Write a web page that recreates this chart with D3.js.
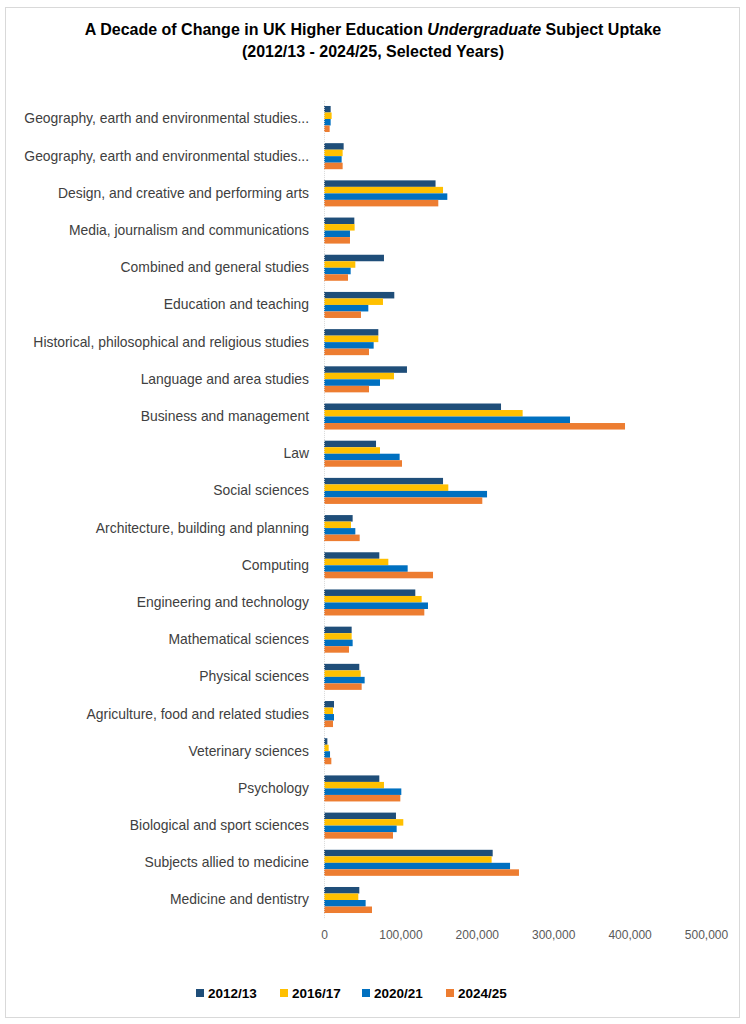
<!DOCTYPE html>
<html>
<head>
<meta charset="utf-8">
<script src="https://cdn.jsdelivr.net/npm/d3@7"></script>
<style>
  body { margin: 0; background: #fff; }
  svg { font-family: "Liberation Sans", Arial, sans-serif; }
</style>
</head>
<body>
<main></main>
<script>
(function(){

  const w = 746,
    h = 1024;

  // DATA
  const subjects = [
    "Geography, earth and environmental studies...",
    "Geography, earth and environmental studies...",
    "Design, and creative and performing arts",
    "Media, journalism and communications",
    "Combined and general studies",
    "Education and teaching",
    "Historical, philosophical and religious studies",
    "Language and area studies",
    "Business and management",
    "Law",
    "Social sciences",
    "Architecture, building and planning",
    "Computing",
    "Engineering and technology",
    "Mathematical sciences",
    "Physical sciences",
    "Agriculture, food and related studies",
    "Veterinary sciences",
    "Psychology",
    "Biological and sport sciences",
    "Subjects allied to medicine",
    "Medicine and dentistry"
  ];
  const years = ["2012/13", "2016/17", "2020/21", "2024/25"];
  const colors = ["#1F4E79", "#FFC000", "#0070C0", "#ED7D31"];

  const v2012 = [8700, 25700, 146000, 39700, 78500, 92000, 71100, 108600, 231700, 68100, 155800, 37500, 72400, 119500, 36200, 46200, 13100, 4400, 72400, 94200, 220800, 46200];
  const v2016 = [10000, 24400, 155800, 40100, 41000, 77200, 71100, 91600, 260000, 73300, 162700, 35300, 84200, 127800, 36200, 48000, 11800, 6100, 78500, 103800, 219400, 44900];
  const v2020 = [8700, 23100, 161400, 34000, 34900, 58000, 65000, 73300, 322000, 99000, 213400, 41000, 109500, 136100, 37500, 53200, 13100, 7900, 101200, 95100, 243500, 54500];
  const v2024 = [7400, 24400, 149600, 34000, 31400, 48400, 58900, 58900, 394000, 102100, 207200, 46700, 142700, 131300, 32700, 49300, 11800, 9600, 99900, 90300, 255200, 62800];
  const series = [v2012, v2016, v2020, v2024];
  const xTicks = [0, 100000, 200000, 300000, 400000, 500000];

  const rows = subjects.map((s, i) => ({ i: i, name: s, values: series.map((v, k) => ({ k: k, value: v[i] })) }));

  // SVG
  const svg = d3.select("main")
    .append("svg")
    .attr("width", w)
    .attr("height", h);

  svg.append("rect")
    .attr("x", 5.5).attr("y", 7.5)
    .attr("width", 734).attr("height", 1010)
    .attr("fill", "#fff")
    .attr("stroke", "#d9d9d9");

  // TITLE
  const title = svg.append("text")
    .attr("x", 373).attr("y", 35)
    .attr("text-anchor", "middle")
    .attr("font-size", 16)
    .attr("font-weight", "bold")
    .attr("fill", "#000");
  title.append("tspan").text("A Decade of Change in UK Higher Education ");
  title.append("tspan").attr("font-style", "italic").text("Undergraduate");
  title.append("tspan").text(" Subject Uptake");
  svg.append("text")
    .attr("x", 373).attr("y", 57)
    .attr("text-anchor", "middle")
    .attr("font-size", 16)
    .attr("font-weight", "bold")
    .text("(2012/13 - 2024/25, Selected Years)");

  // SCALES
  const xScale = d3.scaleLinear()
    .domain([0, 500000])
    .range([324, 706]);

  const yScale = d3.scaleBand()
    .domain(d3.range(subjects.length))
    .range([100.4, 918.6])
    .paddingInner(0.3)
    .paddingOuter(0.15);

  const ySub = d3.scaleBand()
    .domain(d3.range(years.length))
    .range([0, yScale.bandwidth()]);

  // BARS
  const groups = svg.append("g")
    .selectAll("g")
    .data(rows)
    .join("g")
    .attr("transform", d => "translate(0," + yScale(d.i) + ")");

  groups.selectAll("rect")
    .data(d => d.values)
    .join("rect")
    .attr("x", xScale(0))
    .attr("y", d => ySub(d.k))
    .attr("width", d => xScale(d.value) - xScale(0))
    .attr("height", ySub.bandwidth())
    .attr("fill", d => colors[d.k]);

  // Y AXIS
  const yAxis = d3.axisLeft(yScale)
    .tickSize(0)
    .tickPadding(15)
    .tickFormat(i => subjects[i]);

  const yG = svg.append("g")
    .attr("transform", "translate(" + xScale(0) + ",0)")
    .call(yAxis);
  yG.select(".domain")
    .attr("stroke", "#d9d9d9")
    .attr("stroke-dasharray", "1,1");
  yG.selectAll("text")
    .attr("font-size", 13.9)
    .attr("fill", "#404040")
    .attr("font-family", null);

  // X AXIS
  const xAxis = d3.axisBottom(xScale)
    .tickValues(xTicks)
    .tickSize(0)
    .tickPadding(0)
    .tickFormat(d3.format(","));

  const xG = svg.append("g")
    .attr("transform", "translate(0,930)")
    .call(xAxis);
  xG.select(".domain").remove();
  xG.selectAll("text")
    .attr("font-size", 12)
    .attr("fill", "#595959")
    .attr("font-family", null);

  // LEGEND
  const legendX = [196, 280, 362, 446];
  const legend = svg.append("g")
    .selectAll("g")
    .data(years)
    .join("g")
    .attr("transform", (d, i) => "translate(" + legendX[i] + ",989)");

  legend.append("rect")
    .attr("width", 8).attr("height", 8)
    .attr("fill", (d, i) => colors[i]);

  legend.append("text")
    .attr("x", 12).attr("y", 8.5)
    .attr("font-size", 13.5)
    .attr("font-weight", "bold")
    .attr("fill", "#000")
    .text(d => d);

})()
</script>
</body>
</html>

**********

Please transcribe the material above exactly as written. Leave the pictures out.

Result of this task:
Write a web page that recreates this chart with D3.js.
<!DOCTYPE html>
<html>
<head>
<meta charset="utf-8">
<script src="https://cdn.jsdelivr.net/npm/d3@7"></script>
<style>
  body { margin: 0; background: #fff; }
  svg { font-family: "Liberation Sans", Arial, sans-serif; }
</style>
</head>
<body>
<main></main>
<script>
(function(){

  const w = 746,
    h = 1024;

  // DATA
  const subjects = [
    "Geography, earth and environmental studies...",
    "Geography, earth and environmental studies...",
    "Design, and creative and performing arts",
    "Media, journalism and communications",
    "Combined and general studies",
    "Education and teaching",
    "Historical, philosophical and religious studies",
    "Language and area studies",
    "Business and management",
    "Law",
    "Social sciences",
    "Architecture, building and planning",
    "Computing",
    "Engineering and technology",
    "Mathematical sciences",
    "Physical sciences",
    "Agriculture, food and related studies",
    "Veterinary sciences",
    "Psychology",
    "Biological and sport sciences",
    "Subjects allied to medicine",
    "Medicine and dentistry"
  ];
  const years = ["2012/13", "2016/17", "2020/21", "2024/25"];
  const colors = ["#1F4E79", "#FFC000", "#0070C0", "#ED7D31"];

  const v2012 = [8700, 25700, 146000, 39700, 78500, 92000, 71100, 108600, 231700, 68100, 155800, 37500, 72400, 119500, 36200, 46200, 13100, 4400, 72400, 94200, 220800, 46200];
  const v2016 = [10000, 24400, 155800, 40100, 41000, 77200, 71100, 91600, 260000, 73300, 162700, 35300, 84200, 127800, 36200, 48000, 11800, 6100, 78500, 103800, 219400, 44900];
  const v2020 = [8700, 23100, 161400, 34000, 34900, 58000, 65000, 73300, 322000, 99000, 213400, 41000, 109500, 136100, 37500, 53200, 13100, 7900, 101200, 95100, 243500, 54500];
  const v2024 = [7400, 24400, 149600, 34000, 31400, 48400, 58900, 58900, 394000, 102100, 207200, 46700, 142700, 131300, 32700, 49300, 11800, 9600, 99900, 90300, 255200, 62800];
  const series = [v2012, v2016, v2020, v2024];
  const xTicks = [0, 100000, 200000, 300000, 400000, 500000];

  const rows = subjects.map((s, i) => ({ i: i, name: s, values: series.map((v, k) => ({ k: k, value: v[i] })) }));

  // SVG
  const svg = d3.select("main")
    .append("svg")
    .attr("width", w)
    .attr("height", h);

  svg.append("rect")
    .attr("x", 5.5).attr("y", 7.5)
    .attr("width", 734).attr("height", 1010)
    .attr("fill", "#fff")
    .attr("stroke", "#d9d9d9");

  // TITLE
  const title = svg.append("text")
    .attr("x", 373).attr("y", 35)
    .attr("text-anchor", "middle")
    .attr("font-size", 16)
    .attr("font-weight", "bold")
    .attr("fill", "#000");
  title.append("tspan").text("A Decade of Change in UK Higher Education ");
  title.append("tspan").attr("font-style", "italic").text("Undergraduate");
  title.append("tspan").text(" Subject Uptake");
  svg.append("text")
    .attr("x", 373).attr("y", 57)
    .attr("text-anchor", "middle")
    .attr("font-size", 16)
    .attr("font-weight", "bold")
    .text("(2012/13 - 2024/25, Selected Years)");

  // SCALES
  const xScale = d3.scaleLinear()
    .domain([0, 500000])
    .range([324, 706]);

  const yScale = d3.scaleBand()
    .domain(d3.range(subjects.length))
    .range([100.4, 918.6])
    .paddingInner(0.3)
    .paddingOuter(0.15);

  const ySub = d3.scaleBand()
    .domain(d3.range(years.length))
    .range([0, yScale.bandwidth()]);

  // BARS
  const groups = svg.append("g")
    .selectAll("g")
    .data(rows)
    .join("g")
    .attr("transform", d => "translate(0," + yScale(d.i) + ")");

  groups.selectAll("rect")
    .data(d => d.values)
    .join("rect")
    .attr("x", xScale(0))
    .attr("y", d => ySub(d.k))
    .attr("width", d => xScale(d.value) - xScale(0))
    .attr("height", ySub.bandwidth())
    .attr("fill", d => colors[d.k]);

  // Y AXIS
  const yAxis = d3.axisLeft(yScale)
    .tickSize(0)
    .tickPadding(15)
    .tickFormat(i => subjects[i]);

  const yG = svg.append("g")
    .attr("transform", "translate(" + xScale(0) + ",0)")
    .call(yAxis);
  yG.select(".domain")
    .attr("stroke", "#d9d9d9")
    .attr("stroke-dasharray", "1,1");
  yG.selectAll("text")
    .attr("font-size", 13.9)
    .attr("fill", "#404040")
    .attr("font-family", null);

  // X AXIS
  const xAxis = d3.axisBottom(xScale)
    .tickValues(xTicks)
    .tickSize(0)
    .tickPadding(0)
    .tickFormat(d3.format(","));

  const xG = svg.append("g")
    .attr("transform", "translate(0,930)")
    .call(xAxis);
  xG.select(".domain").remove();
  xG.selectAll("text")
    .attr("font-size", 12)
    .attr("fill", "#595959")
    .attr("font-family", null);

  // LEGEND
  const legendX = [196, 280, 362, 446];
  const legend = svg.append("g")
    .selectAll("g")
    .data(years)
    .join("g")
    .attr("transform", (d, i) => "translate(" + legendX[i] + ",989)");

  legend.append("rect")
    .attr("width", 8).attr("height", 8)
    .attr("fill", (d, i) => colors[i]);

  legend.append("text")
    .attr("x", 12).attr("y", 8.5)
    .attr("font-size", 13.5)
    .attr("font-weight", "bold")
    .attr("fill", "#000")
    .text(d => d);

})()
</script>
</body>
</html>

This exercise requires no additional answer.